LANSING — Legislation requiring police to delete license plate numbers collected by automatic high-speed cameras may be coming to Michigan.
Rep. Sam Singh, D-East Lansing, wants to restrict how long police can store license plate numbers from automatic license plate readers. Singh wants police to delete the data after 48 hours. There are no limits on how long the data is kept now.
The automatic license plate readers are placed on both patrol cars and stationary objects, such as road signs and traffic lights, and capture photos of passing vehicles’ license plates. After the photo is taken, the license plate number is stored in a database that can be accessed later by police if they need to see what vehicles were in the area at the time of a crime.
While the cameras are not that large, they are visible. They vary in size and shape; some are circular while others are rectangular.
Right now the use of the readers is unregulated.
Singh has introduced legislation to require that the data be erased after 48 hours if the information is not being used in a criminal case. He said he wants to make sure the data collected by police is erased at some time and to provide basic protection for citizens’ privacy.
The Michigan Sheriffs Association is opposed to the regulations. The cameras are extremely useful tools in cases of missing persons, homicides and many other instances, including terrorist cases, said Terrence Jungel, the association’s executive director.
Cameras are located in many areas in Michigan, including at the U.S. borders and on bridges all over the state. Jungel said the cameras are extremely successful in helping law enforcement place vehicles at scenes of crimes.
The cameras are not used for traffic violations, such as running red lights or speeding, but only for police investigations.
Right now, the license plate numbers caught on camera are stored in a database to which police have access. The numbers are stored without information about the drivers or vehicles attached to the plates, said Robert Stevenson, executive director of the Michigan Association of Chiefs of Police.
The problem with erasing the collected data after only two days is that not all cases can be solved in 48 hours, Stevenson said.
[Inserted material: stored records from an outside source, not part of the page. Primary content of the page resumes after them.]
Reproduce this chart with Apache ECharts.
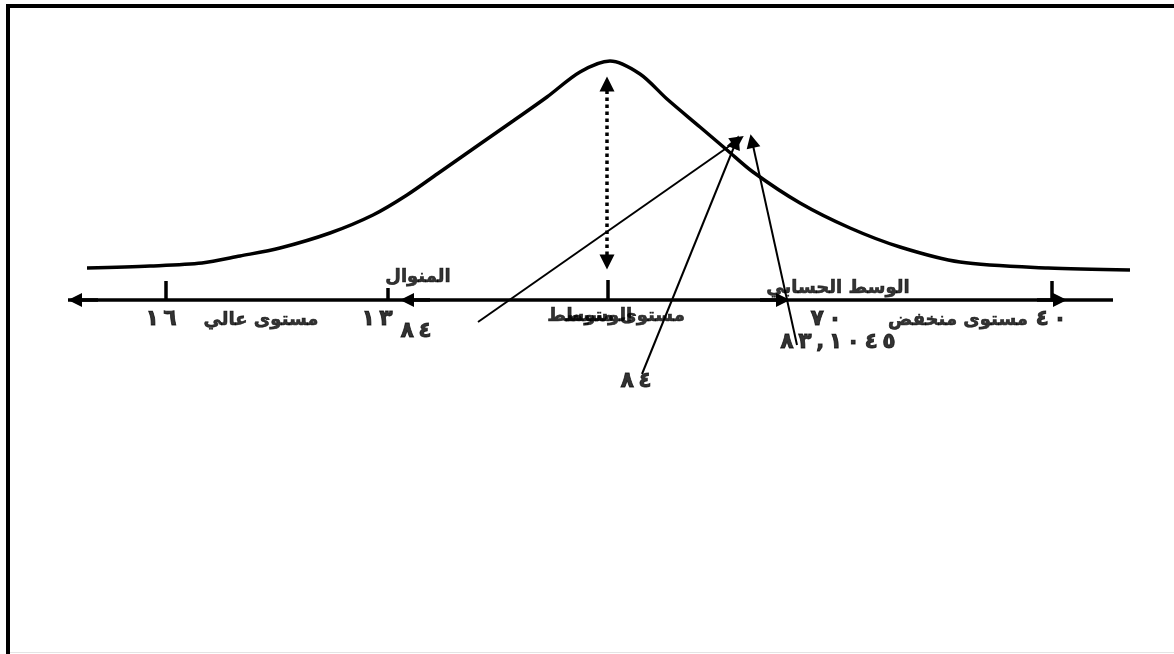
<!DOCTYPE html>
<html>
<head>
<meta charset="utf-8">
<script src="https://cdn.jsdelivr.net/npm/echarts@6/dist/echarts.min.js"></script>
<style>
  html, body { margin: 0; padding: 0; background: #fff; }
  #main { width: 1174px; height: 654px; }
</style>
</head>
<body>
<div id="main"></div>
<script>
// 曲线 (x, y 以画布为坐标, y 向下)
var curveX = [87, 150, 202, 240, 280, 330, 373, 407, 440, 480, 513, 547, 580, 610, 640, 667, 700, 727, 753, 800, 850, 900, 960, 1048, 1130];
var curveY = [268, 266, 263, 256, 248, 233, 215, 195, 172, 144, 121, 97, 72, 61, 74, 99, 127, 150, 172, 203, 228, 247, 262, 268, 270];

// 横轴
var axisY = 300;
var axisStart = 68;
var axisEnd = 1113;
var tickX = [166, 388, 608, 1052];
var tickTop = [281, 288, 280, 281];
// 轴上的箭头: 箭尖 x, 方向
var axisArrowTip = [68, 400, 790, 1067];
var axisArrowDir = [-1, -1, 1, 1];

// 虚线双箭头
var dotX = 607;
var dotTop = 77;
var dotBottom = 269;

// 细箭头 (起点 -> 箭尖)
var pointerFrom = [[478, 322], [642, 374], [797, 345]];
var pointerTo = [[738, 140], [736, 142], [752, 141]];

// 文字
var labelText = ['المنوال', '١٦', 'مستوى عالي', '١٣', '٨٤', 'مستوى متوسط', 'الوسيط', '٨٤', 'الوسط الحسابي', '٧٠', 'مستوى منخفض', '٤٠', '٨٣,١٠٤٥'];
var labelX = [418, 161, 261, 377, 416, 616, 598, 636, 838, 826, 958, 1051, 838];
var labelY = [277, 319, 320, 319, 331, 316, 316, 381, 288, 319, 320, 319, 342];

(function () {
    'use strict';
    var myChart = echarts.init(document.getElementById('main'));

    var curveData = curveX.map(function (x, i) { return [x, curveY[i]]; });

    var axisLines = [{ coords: [[axisStart, axisY], [axisEnd, axisY]] }];
    tickX.forEach(function (x, i) {
        axisLines.push({ coords: [[x, tickTop[i]], [x, axisY]] });
    });

    var arrowHeads = axisArrowTip.map(function (x, i) {
        return { coords: [[x - axisArrowDir[i] * 30, axisY], [x - axisArrowDir[i] * 7, axisY]] };
    });

    var pointers = pointerFrom.map(function (p, i) {
        return { coords: [p, pointerTo[i]] };
    });

    var isNum = function (t) { return /^[\u0660-\u0669,]+$/.test(t); };

    // 阿拉伯数字之间加间隔 (用 LRM 保持顺序)
    function spaced(t) {
        return isNum(t) ? t.split('').join('\u200E\u2009\u200E') : t;
    }

    var labels = labelText.map(function (t, i) {
        var item = { value: [labelX[i], labelY[i]], name: spaced(t) };
        if (isNum(t)) {
            item.label = { fontSize: 22, textBorderWidth: 0.8 };
        }
        return item;
    });

    var font = {
        fontFamily: 'DejaVu Sans',
        fontWeight: 'bold',
        fontSize: 18,
        color: '#000',
        textBorderColor: '#000',
        textBorderWidth: 0.6
    };

    var option = {
        backgroundColor: '#fff',
        animation: false,
        grid: { left: 0, right: 0, top: 0, bottom: 0 },
        xAxis: { type: 'value', min: 0, max: 1174, show: false },
        yAxis: { type: 'value', min: 0, max: 654, inverse: true, show: false },
        graphic: [
            { type: 'line', shape: { x1: 6, y1: 6, x2: 1174, y2: 6 }, style: { stroke: '#000', lineWidth: 4 } },
            { type: 'line', shape: { x1: 8, y1: 4, x2: 8, y2: 654 }, style: { stroke: '#000', lineWidth: 4 } },
            { type: 'line', shape: { x1: 10, y1: 652.5, x2: 1174, y2: 652.5 }, style: { stroke: '#e4e4e4', lineWidth: 1 } }
        ],
        series: [
            {
                type: 'line',
                data: curveData,
                smooth: 0.3,
                showSymbol: false,
                lineStyle: { color: '#000', width: 3.5 }
            },
            {
                type: 'lines',
                coordinateSystem: 'cartesian2d',
                symbol: 'none',
                lineStyle: { color: '#000', width: 3.5, opacity: 1 },
                data: axisLines
            },
            {
                type: 'lines',
                coordinateSystem: 'cartesian2d',
                symbol: ['none', 'triangle'],
                symbolSize: 14,
                lineStyle: { color: '#000', width: 3.5, opacity: 1 },
                data: arrowHeads
            },
            {
                type: 'lines',
                coordinateSystem: 'cartesian2d',
                symbol: ['triangle', 'triangle'],
                symbolSize: 15,
                lineStyle: { color: '#000', width: 3.5, type: 'dotted', opacity: 1 },
                data: [{ coords: [[dotX, dotBottom - 7], [dotX, dotTop + 7]] }]
            },
            {
                type: 'lines',
                coordinateSystem: 'cartesian2d',
                symbol: ['none', 'triangle'],
                symbolSize: 14,
                lineStyle: { color: '#000', width: 2, opacity: 1 },
                data: pointers
            },
            {
                type: 'scatter',
                symbolSize: 1,
                itemStyle: { color: 'rgba(0,0,0,0)' },
                label: Object.assign({
                    show: true,
                    position: 'inside',
                    formatter: function (p) { return p.name; }
                }, font),
                data: labels,
                z: 5
            }
        ]
    };

    myChart.setOption(option);
    window.addEventListener('resize', function () {
        myChart.resize();
    });
})();
</script>
</body>
</html>
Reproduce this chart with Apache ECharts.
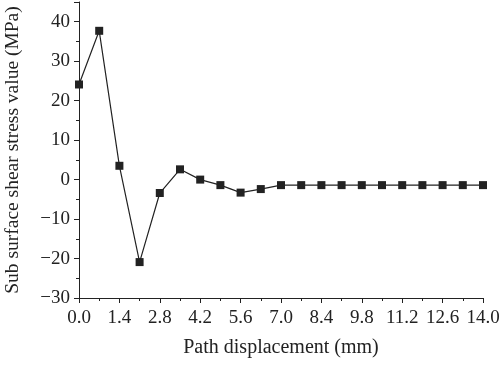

Sometimes crimes aren’t discovered until days after they are committed, meaning if law enforcement needed access to a license plate number stored in the database, it might already be deleted.
Later, if a clue or a crime is connected to a license plate number at the scene, police can check the database to see if the vehicle with that plate had been in that area. The database has even been able to help police solve cold cases, Stevenson said.
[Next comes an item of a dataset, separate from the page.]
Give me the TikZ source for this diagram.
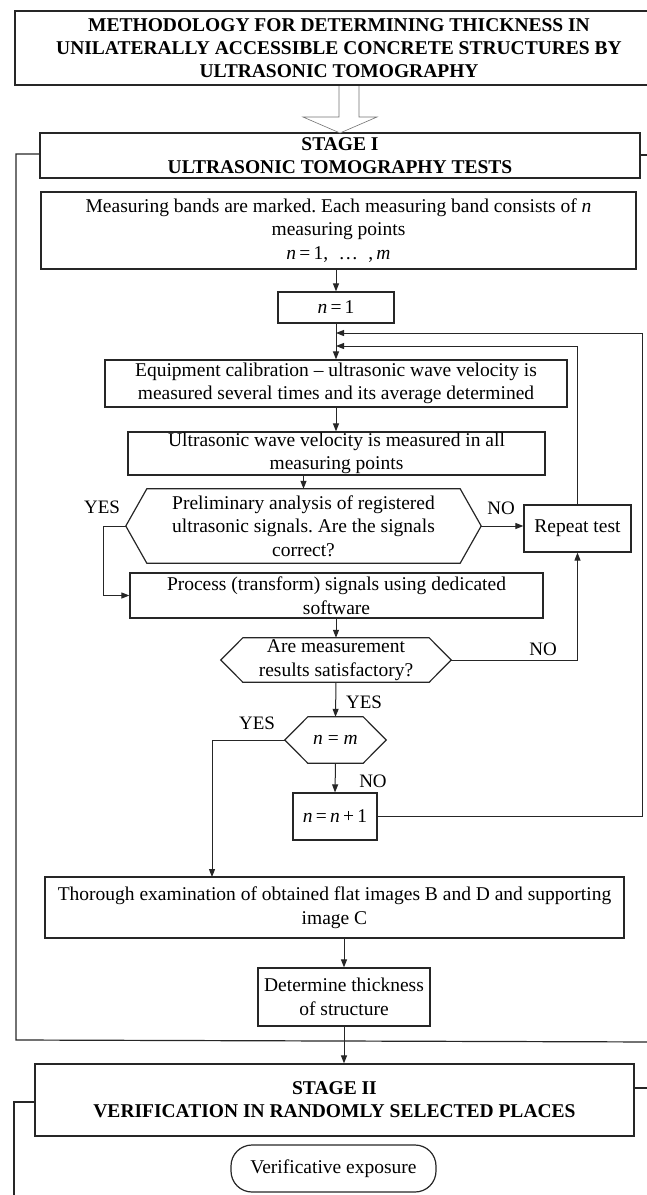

“License plate readers are valuable tools,” he said.
When a vehicle that has a connection with a case passes one of the cameras, police are alerted that the license plate has been spotted.
The ability to find a vehicle using license plate numbers has helped locate stolen vehicles and vehicles involved in missing person cases.
The Michigan chapter of the American Civil Liberties Union strongly supports minimal storage of the information.
“We think the government shouldn’t store data about innocent civilians,” said Merissa Kovach, the organization’s field organizer.
The group believes license plate readers should be used only for ongoing investigations, and that law enforcement should not be able to share any of that information with anyone else, Kovach said. The cameras could be used to track a person across the state, since photos of the license plates are captured in different places, and that is one of the major concerns of the ACLU.
About 75 percent of police agencies in the U.S. used the readers in 2011, according to the ACLU National July 2013 report, “You Are Being Tracked.”
Other states have varying degrees of regulations. New Hampshire has completely forbidden the use of the cameras. Utah and Vermont require police to delete the saved data after a certain amount of time, varying from weeks to months.
The bill was discussed in the House Criminal Justice Committee in October.